The producers, all in their early 40s, were previously known for R-rated movies like "Hot Tub Time Machine" and the "Harold & Kumar" comedies. They're longtime friends who bonded over their love of "The Karate Kid," specifically the actor who also played jocks and studs in other '80s movies such as "Back To School." "All three of us were obsessed with Billy Zabka," Mr. Hurwitz says.

"I didn't realize the '80s was going to be this crystallized decade and those things were going to stick for so long," says Mr. Zabka, who had a role in "Hot Tub Time Machine."

"Cobra Kai" first premiered in 2018 as a flagship series for YouTube, which commissioned the show's three seasons. After YouTube pulled back on scripted originals, Netflix acquired "Cobra Kai," and has ordered a fourth season.

The "Karate Kid" lineage includes three '80s releases starring Mr. Macchio, and later movies featuring Hilary Swank and Jaden Smith. Over the years, various writers had pitched potential TV adaptations, but those ideas only rehashed a familiar premise, says Sony Pictures TV president Jeff Frost. He says "Cobra Kai" worked because "it elevated the original story to another level without deviating from its sensibility."

For one thing, in "Cobra Kai" the bullies get back stories that explain why they act like relentless jerks. In the new season, flashback scenes reveal that the franchise's biggest villain, a glowering karate instructor with the credo "no mercy," was misshapen by family trauma and a tormenting commander in the Vietnam War. The writers say that kind of drama enables the show's more absurd elements. Like when that same sensei, John Kreese (played by Martin Kove), commands high-schoolers to wage war on rival dojos in the San Fernando Valley, telling his teen henchmen, "Prepare yourselves for combat. Only the strong survive."

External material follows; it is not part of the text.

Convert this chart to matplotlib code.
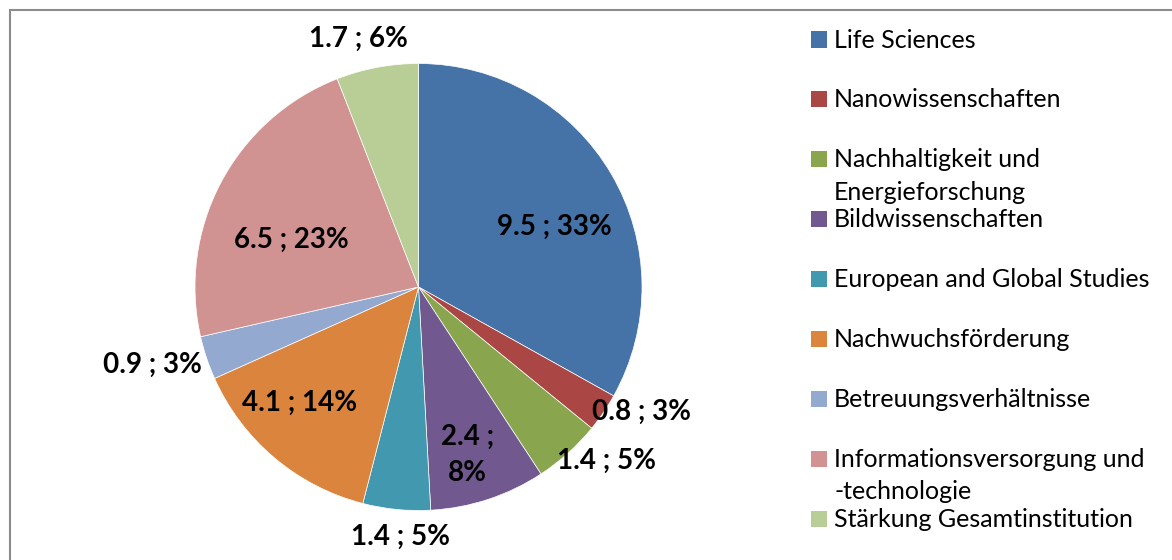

"The major thing the audience needs to accept is that karate in the Valley is like football in Texas," says Mr. Heald. "That one little buy-in means we don't have to rack our brains saying, 'Is this believable?' "

In the third season -- spoiler alert -- Johnny starts a new dojo that he, true to form, dubs Eagle Fang. That opens the plot to a three-way karate rivalry and new levels of teen combat and melodrama.

Looking back, Mr. Zabka recalls his concerns during the filming of the first season. The actor was protective of the legacy of "The Karate Kid" as a family touchstone, and wanted his character to redeem his infamy. "I had to let go of my micromanaging of what I hoped he would turn out to be," he says.

He questioned the producers about bits like the p-word and the overall tone of "Cobra Kai." "They assured me it was going to be safe but funny but dramatic, but it was going to have action and heart and nostalgia. Well, how is it going to be all of these things?" he says. "In the end they balanced it out."